Question 7 : Discuss the development in sculpture and architecture associated with the rise of Vaishnavism and Shaivism.

Answer 7 :

aishnavism and Shaivism are the two branches of Hinduism. In case of Vaishnavism, Lord Vishnu was regarded as the chief deity. In case of Shaivism Lord Shiva was regarded as the chief deity. Both traditions were part of the Bhakti movement. Bhakti movement emphasised on the love and devotion of the devotee to : the God.

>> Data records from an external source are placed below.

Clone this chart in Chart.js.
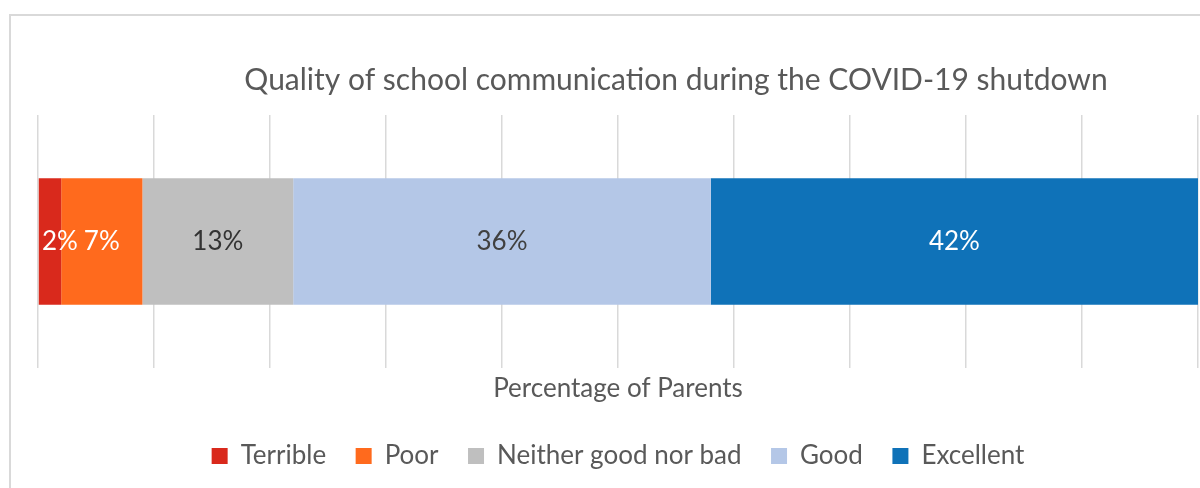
<!DOCTYPE html>
<html>
<head>
<meta charset="utf-8">
<script src="https://cdn.jsdelivr.net/npm/chart.js@4/dist/chart.umd.min.js"></script>
<style>
  html, body { margin: 0; padding: 0; background: #ffffff; overflow: hidden; }
  #wrap { position: relative; width: 1200px; height: 488px; }
  #frame { position: absolute; left: 9px; top: 14px; width: 1400px; height: 600px; border: 2px solid #d9d9d9; }
  #chart { position: absolute; left: 0; top: 0; }
</style>
</head>
<body>
<div id="wrap">
  <div id="frame"></div>
  <canvas id="chart" width="1200" height="488"></canvas>
</div>
<script>
// survey answers, stacked left to right
const categories = ['Terrible', 'Poor', 'Neither good nor bad', 'Good', 'Excellent'];
const percentages = [2, 7, 13, 36, 42];
const barColors = ['#d9291c', '#ff6a1d', '#bfbfbf', '#b4c7e7', '#0f72b8'];
const labelColors = ['#ffffff', '#ffffff', '#333333', '#404040', '#ffffff'];
const chartTitle = 'Quality of school communication during the COVID-19 shutdown';
const axisTitle = 'Percentage of Parents';

const FONT = 'Lato, "Open Sans", sans-serif';
const GREY = '#595959';

// title sits a bit right of the plot centre, so it's drawn by hand
const titlePlugin = {
  id: 'sideTitle',
  afterDraw(chart) {
    const ctx = chart.ctx;
    const area = chart.chartArea;
    ctx.save();
    ctx.font = '30px ' + FONT;
    ctx.fillStyle = GREY;
    ctx.textAlign = 'center';
    ctx.textBaseline = 'middle';
    ctx.fillText(chartTitle, (area.left + area.right) / 2 + 58, 80);
    ctx.restore();
  }
};

// percentage labels in the middle of each segment
const valueLabels = {
  id: 'valueLabels',
  afterDatasetsDraw(chart) {
    const ctx = chart.ctx;
    ctx.save();
    ctx.font = '26px ' + FONT;
    ctx.textAlign = 'center';
    ctx.textBaseline = 'middle';
    chart.data.datasets.forEach((ds, i) => {
      const bar = chart.getDatasetMeta(i).data[0];
      const text = ds.data[0] + '%';
      const w = ctx.measureText(text).width;
      let x = (bar.x + bar.base) / 2;
      x = Math.max(x, chart.chartArea.left + w / 2 + 4);
      ctx.fillStyle = labelColors[i];
      ctx.fillText(text, x, bar.y);
    });
    ctx.restore();
  }
};

const datasets = categories.map((name, i) => ({
  label: name,
  data: [percentages[i]],
  backgroundColor: barColors[i],
  borderWidth: 0,
  barPercentage: 0.5,
  categoryPercentage: 1.0
}));

new Chart(document.getElementById('chart').getContext('2d'), {
  type: 'bar',
  data: { labels: [''], datasets: datasets },
  options: {
    indexAxis: 'y',
    responsive: false,
    animation: false,
    layout: { padding: { left: 38, right: 2, top: 115, bottom: 9 } },
    scales: {
      x: {
        stacked: true,
        min: 0,
        max: 100,
        ticks: { display: false, stepSize: 10 },
        grid: { color: '#d9d9d9', lineWidth: 1.5, drawTicks: false },
        border: { display: false },
        title: {
          display: true,
          text: axisTitle,
          color: GREY,
          font: { family: FONT, size: 26, lineHeight: 1.2 },
          padding: { top: 5.4, bottom: 8.9 }
        }
      },
      y: { stacked: true, display: false }
    },
    plugins: {
      title: { display: false },
      tooltip: { enabled: false },
      legend: {
        position: 'bottom',
        labels: {
          boxWidth: 16,
          boxHeight: 16,
          padding: 29.5,
          color: GREY,
          font: { family: FONT, size: 26 }
        }
      }
    }
  },
  plugins: [titlePlugin, valueLabels]
});
</script>
</body>
</html>
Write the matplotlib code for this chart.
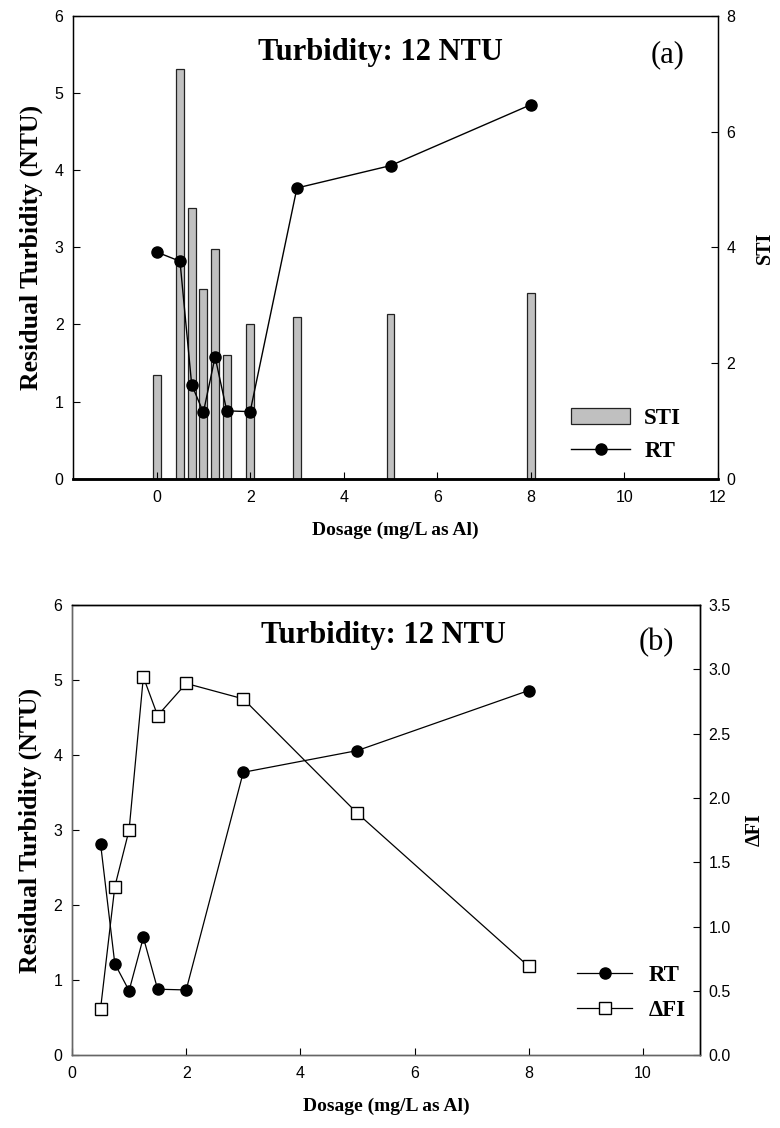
import matplotlib
matplotlib.use('Agg')
import matplotlib.pyplot as plt
from matplotlib.ticker import FormatStrFormatter

# ---- data ----
dosage_a = [0, 0.5, 0.75, 1.0, 1.25, 1.5, 2, 3, 5, 8]
sti_a = [1.80, 7.08, 4.68, 3.28, 3.98, 2.14, 2.68, 2.80, 2.84, 3.21]
rt_a = [2.94, 2.82, 1.22, 0.86, 1.58, 0.88, 0.87, 3.77, 4.06, 4.85]

dosage_b = [0.5, 0.75, 1.0, 1.25, 1.5, 2, 3, 5, 8]
rt_b = [2.82, 1.22, 0.86, 1.57, 0.88, 0.87, 3.77, 4.06, 4.86]
dfi_b = [0.36, 1.31, 1.75, 2.94, 2.64, 2.89, 2.77, 1.88, 0.69]

title_text = "Turbidity: 12 NTU"
xlabel_text = "Dosage (mg/L as Al)"
ylabel_text = "Residual Turbidity (NTU)"

SERIF = ['Liberation Serif', 'DejaVu Serif']
SANS = ['Liberation Sans', 'DejaVu Sans']
plt.rcParams['font.family'] = SANS

fig = plt.figure(figsize=(7.8, 11.28), dpi=100)

def style_ticks(ax):
    ax.tick_params(axis='both', direction='in', length=5, width=0.8,
                   labelsize=11.5, colors='black')
    ax.tick_params(axis='y', pad=7)
    ax.tick_params(axis='x', pad=8)

# ================= panel (a) =================
ax1 = fig.add_axes([0.094, 0.5756, 0.8265, 0.4102])
ax1r = ax1.twinx()
ax1.set_zorder(ax1r.get_zorder() + 1)
ax1.patch.set_visible(False)

bars = ax1r.bar(dosage_a, sti_a, width=0.17, color='#c0c0c0',
                edgecolor='#222222', linewidth=0.9, label='STI')
line_a, = ax1.plot(dosage_a, rt_a, color='black', linewidth=1.0,
                   marker='o', markersize=8, markerfacecolor='black',
                   markeredgecolor='black', label='RT')

ax1.set_xlim(-1.78, 12)
ax1.set_ylim(0, 6)
ax1r.set_ylim(0, 8)
ax1.set_xticks([0, 2, 4, 6, 8, 10, 12])
ax1.set_yticks([0, 1, 2, 3, 4, 5, 6])
ax1r.set_yticks([0, 2, 4, 6, 8])
for a in (ax1, ax1r):
    style_ticks(a)
ax1r.tick_params(axis='y', pad=6)
for sp in ax1.spines.values():
    sp.set_linewidth(1.0)
ax1.spines['bottom'].set_linewidth(1.8)
ax1r.spines['bottom'].set_linewidth(1.8)

ax1.set_xlabel(xlabel_text, fontfamily=SERIF, fontweight='bold', fontsize=14, labelpad=12)
ax1.set_ylabel(ylabel_text, fontfamily=SERIF, fontweight='bold', fontsize=18.5, labelpad=8)
ax1r.set_ylabel("STI", fontfamily=SERIF, fontweight='bold', fontsize=14.5, labelpad=14)

ax1.text(0.477, 0.906, title_text, transform=ax1.transAxes, ha='center', va='baseline',
         fontfamily=SERIF, fontweight='bold', fontsize=22)
ax1.text(0.922, 0.900, "(a)", transform=ax1.transAxes, ha='center', va='baseline',
         fontfamily=SERIF, fontsize=22)

leg1 = ax1.legend([bars, line_a], ['STI', 'RT'], loc='lower right',
                  bbox_to_anchor=(0.975, -0.008), frameon=False,
                  prop={'family': SERIF, 'weight': 'bold', 'size': 16.5},
                  handlelength=2.6, handletextpad=0.6, labelspacing=0.5)

# ================= panel (b) =================
ax2 = fig.add_axes([0.0923, 0.0645, 0.8051, 0.3992])
ax2r = ax2.twinx()
ax2.set_zorder(ax2r.get_zorder() + 1)
ax2.patch.set_visible(False)

line_rt, = ax2.plot(dosage_b, rt_b, color='black', linewidth=0.9,
                    marker='o', markersize=8, markerfacecolor='black',
                    markeredgecolor='black', label='RT')
line_fi, = ax2r.plot(dosage_b, dfi_b, color='black', linewidth=0.9,
                     marker='s', markersize=8.5, markerfacecolor='white',
                     markeredgecolor='black', markeredgewidth=1.0, label='ΔFI')

ax2.set_xlim(0, 11)
ax2.set_ylim(0, 6)
ax2r.set_ylim(0, 3.5)
ax2.set_xticks([0, 2, 4, 6, 8, 10])
ax2.set_yticks([0, 1, 2, 3, 4, 5, 6])
ax2r.set_yticks([0, 0.5, 1.0, 1.5, 2.0, 2.5, 3.0, 3.5])
ax2r.yaxis.set_major_formatter(FormatStrFormatter('%.1f'))
for a in (ax2, ax2r):
    style_ticks(a)
ax2r.tick_params(axis='y', pad=6)
for a in (ax2, ax2r):
    a.spines['left'].set_color('#666666')
    a.spines['bottom'].set_color('#666666')
    a.spines['top'].set_color('black')
    a.spines['right'].set_color('black')
    for sp in a.spines.values():
        sp.set_linewidth(1.0)

ax2.set_xlabel(xlabel_text, fontfamily=SERIF, fontweight='bold', fontsize=14, labelpad=12)
ax2.set_ylabel(ylabel_text, fontfamily=SERIF, fontweight='bold', fontsize=18.5, labelpad=8)
ax2r.set_ylabel("ΔFI", fontfamily=SERIF, fontweight='bold', fontsize=14.5, labelpad=10)

ax2.text(0.496, 0.916, title_text, transform=ax2.transAxes, ha='center', va='baseline',
         fontfamily=SERIF, fontweight='bold', fontsize=22)
ax2.text(0.93, 0.900, "(b)", transform=ax2.transAxes, ha='center', va='baseline',
         fontfamily=SERIF, fontsize=22)

leg2 = ax2.legend([line_rt, line_fi], ['RT', 'ΔFI'], loc='lower right',
                  bbox_to_anchor=(1.01, 0.03), frameon=False,
                  prop={'family': SERIF, 'weight': 'bold', 'size': 16.5},
                  handlelength=2.4, handletextpad=0.7, labelspacing=0.62)

fig.savefig('out.png', dpi=100)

This tradition of Vaishnavism and Shaivism also impacted the tradition of architecture and sculpture. The temples developed the house deities. The initial temples were small and simple. It was a small room called Garbhagriha. Later it expanded, a tall structure was built on the garbhagriha. It was called Shikhara. The walls of the temple were decorated with suitors. Soon temples were built that had huge entrance and big halls for the comfort of visitors.

Many of these temples were carved out of rocks. These artificial caves were turned into temples. The tradition of article caves is old who had renounced the world. The most important were the Ajivikas, that developed as a sect during the reign of Asoka. Later a good example of the rock-cut temple is the Kailash Nath temple of the 8th Century. It was carved out of a single piece rock. There is a copper plate inscription at the temple of Ellora wherein the sculptor exclaims, “How did I make it!” Sculpture was yet another way of expression. Deities were given many shapes and forms in the sculpture. Shiva has been shown in the form of Linga. Many deities have shown in different forms, sometimes grotesque. There were also combination of man and animal forms.

Question 8 : Discuss how and why stupas were built. Describe the structure of stupa with example.

Answer 8 :

About 200 years after the time of Buddha King Asoka erected a pillar at Lumbini. This was to announce the visit of Buddha to this place.
Stupas were the mounds put on the bodily remains of the body of Lord Buddha or of any object that was used by him. At the place of stupas such objects were buried. These were places of great respect under the tradition of Buddhism, as they had the relics of Buddha. As per the description of Asokavadana which a famous Buddhist book. Emperor Asoka gave Buddha’s relic to all major cities. Later on such places stupas were put. The most important stupas are at Sanchi, Bharhut and Saranath.
The structure of a stupa was like a dome and hemisphere. On the top of it, there would be a balcony called harmik. This balcony represented the abode of God. The harmik was covered with an umbrella. There used to be railings around the balcony.
The construction of the stupas was made possible by the contribution of many. On the forefront were the monarchs. The Satvahan Kings offered huge amount for the construction of the stupas. Apart from the monarchs, merchants, artisans and common men and women also contributed to the construction of the stupas.